Try running the code above. When you do, nothing obvious happens. However, R has now stored the new function my.mean() in the current working directory for later use. To use the function, we can then just call our function like any other function in R. Let’s call our new function on some data and make sure that it gives us the same result as mean():

data <- c(3, 1, 6, 4, 2, 8, 4, 2)
my.mean(data)
## [1] 3.8
mean(data)
## [1] 3.8

As you can see, our new function my.mean() gave the same result as R’s built in mean() function! Obviously, this was a bit of a waste of time as we simply recreated a built-in R function. But you get the idea…

16.2.2 Specifying multiple inputs

You can create functions with as many inputs as you’d like (even 0!). Let’s do an example. We’ll create a function called oh.god.how.much.did.i.spend that helps hungover pirates figure out how much gold they spent after a long night of pirate debauchery. The function will have three inputs: grogg: the number of mugs of grogg the pirate drank, port: the number of glasses of port the pirate drank, and crabjuice: the number of shots of fermented crab juice the pirate drank. Based on this input, the function will calculate how much gold the pirate spent. We’ll also assume that a mug of grogg costs 1, a glass of port costs 3, and a shot of fermented crab juice costs 10.

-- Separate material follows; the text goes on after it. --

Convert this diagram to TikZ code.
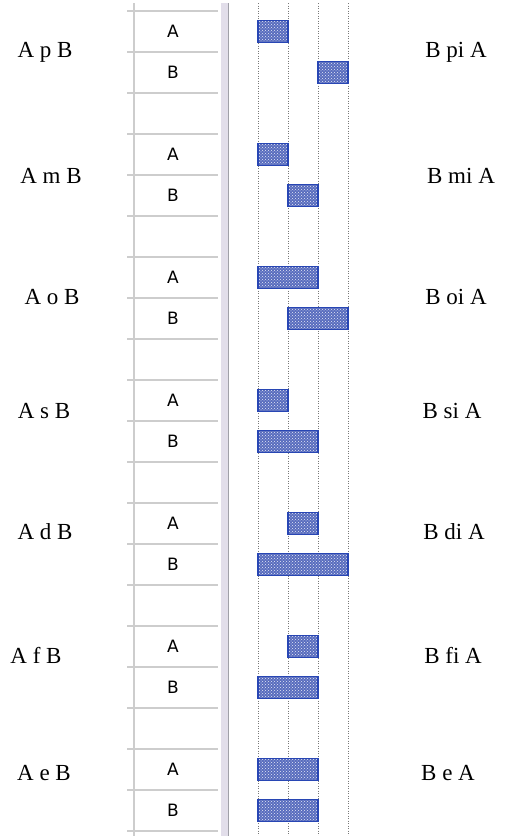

oh.god.how.much.did.i.spend <- function(grogg,
                                        port,
                                        crabjuice) {

  output <- grogg * 1 + port * 3 + crabjuice * 10

  return(output)
}

Now let’s test our new function with a few different values for the inputs grogg, port, and crab juice. How much gold did Tamara, who had had 10 mugs of grogg, 3 glasses of wine, and 0 shots of crab juice spend?

oh.god.how.much.did.i.spend(grogg = 10,
                            port = 3,
                            crabjuice = 0)
## [1] 19

Looks like Tamara spent 19 gold last night. Ok, now how about Cosima, who didn’t drink any grogg or port, but went a bit nuts on the crab juice:

oh.god.how.much.did.i.spend(grogg = 0,
                            port = 0,
                            crabjuice = 7)
## [1] 70

Cosima’s taste for crab juice set her back 70 gold pieces.

16.2.3 Including default values for arguments

When you create functions with many inputs, you’ll probably want to start adding default values. Default values are input values which the function will use if the user does not specify their own. Most functions that you’ve used so far have default values. For example, the hist() function will use default values for inputs like main, xlab, (etc.) if you don’t specify them/ Including defaults can save the user a lot of time because it keeps them from having to specify every possible input to a function.

To add a default value to a function input, just include = DEFAULT}after the input. For example, let’s add a default value of 0 to each argument in the oh.god.how.much.did.i.spend function. By doing this, R will set any inputs that the user does not specify to 0 – in other words, it will assume that if you don’t tell it how many drinks of a certain type you had, then you must have had 0.

# Including default values for function arguments
oh.god.how.much.did.i.spend <- function(grogg = 0,
                                        port = 0,
                                        crabjuice = 0) {

  output <- grogg * 1 + port * 3 + crabjuice * 10

  return(output)
}

Let’s test the new version of our function with data from Hyejeong, who had 5 glasses of port but no grogg or crab juice. Because 0 is the default, we can just ignore these arguments:

oh.god.how.much.did.i.spend(port = 5)
## [1] 15

Looks like Hyejeong only spent 15 by sticking with port.